Autoscaling Down: Non-critical environments were shut down during off-hours, saving costs and energy.
Azure Sustainability Calculator: Helped report the carbon impact of workloads, creating visibility for leadership.
Arjun shared an analogy:
“Think of sustainability as packing light for a journey—you only carry what you need, when you need it, saving both effort and resources.”
Chapter 4: The Diwali Sale – A Real Test
When the sale went live, traffic soared 5x higher than usual.
Web apps scaled seamlessly.
A failure in one availability zone was absorbed instantly by another.
The CFO was thrilled to see 20% cost savings from autoscaling and serverless.
The company proudly shared with stakeholders that the system was running in a carbon-neutral Azure datacenter.
For customers, everything “just worked.” Behind the scenes, it was resilience and sustainability in action.
Key Takeaways for Architects
Design for failure, not perfection.
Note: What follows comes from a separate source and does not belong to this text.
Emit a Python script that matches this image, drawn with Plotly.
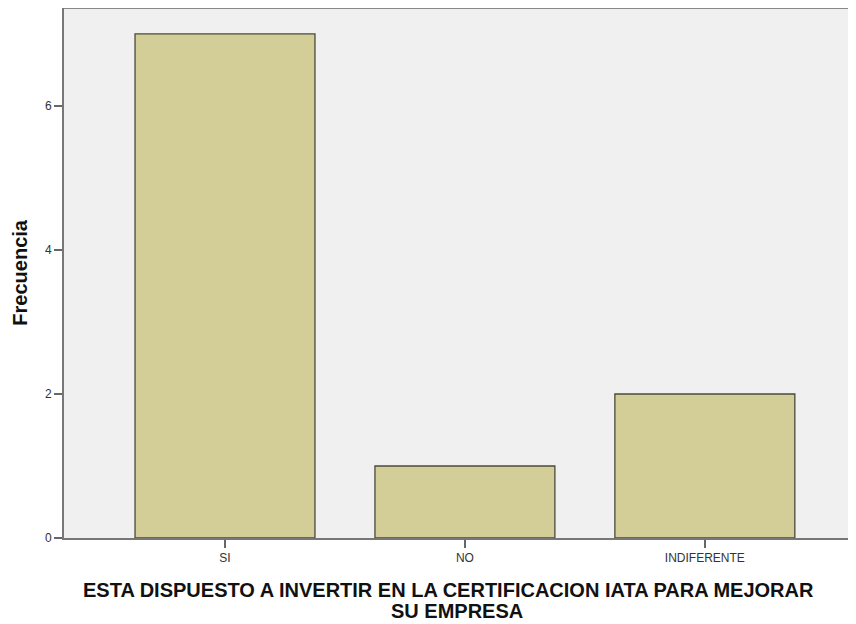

Always assume something will break.
Use Azure’s global footprint. Leverage Availability Zones, geo-redundancy, and load balancers.
Automate healing. Systems should recover themselves before engineers are even paged.
Right-size for sustainability. Use serverless, auto-scaling, and off-hour shutdowns.
Measure environmental impact. Tools like the Sustainability Calculator help align IT with corporate ESG goals.
Azure Resilience & Sustainability Toolkit
| Focus Area | Azure Services / Tools | Purpose |
| High Availability | Availability Zones, Azure Load Balancer, Azure Front Door | Ensures uptime and global traffic distribution. |
| Disaster Recovery | Azure Site Recovery, Geo-Redundant Storage (GRS) | Enables fast recovery during outages. |
| Self-Healing | Azure Monitor, Autoscale, Automation Runbooks, AKS health probes | Detects and resolves issues automatically. |
| Sustainability | Serverless (Functions, Logic Apps), Azure Advisor, VM Right-Sizing, Sustainability Calculator | Reduces waste, cost, and environmental impact. |
Conclusion
Arjun’s story proves that resilient and sustainable architectures are not competing goals—they are complementary. Resilience keeps systems running under pressure, while sustainability ensures they do so efficiently and responsibly.
In Azure, these principles translate into architectures that are reliable for today and responsible for tomorrow.
When architects build with both in mind, they don’t just prepare for peak sales—they prepare for the future of the planet.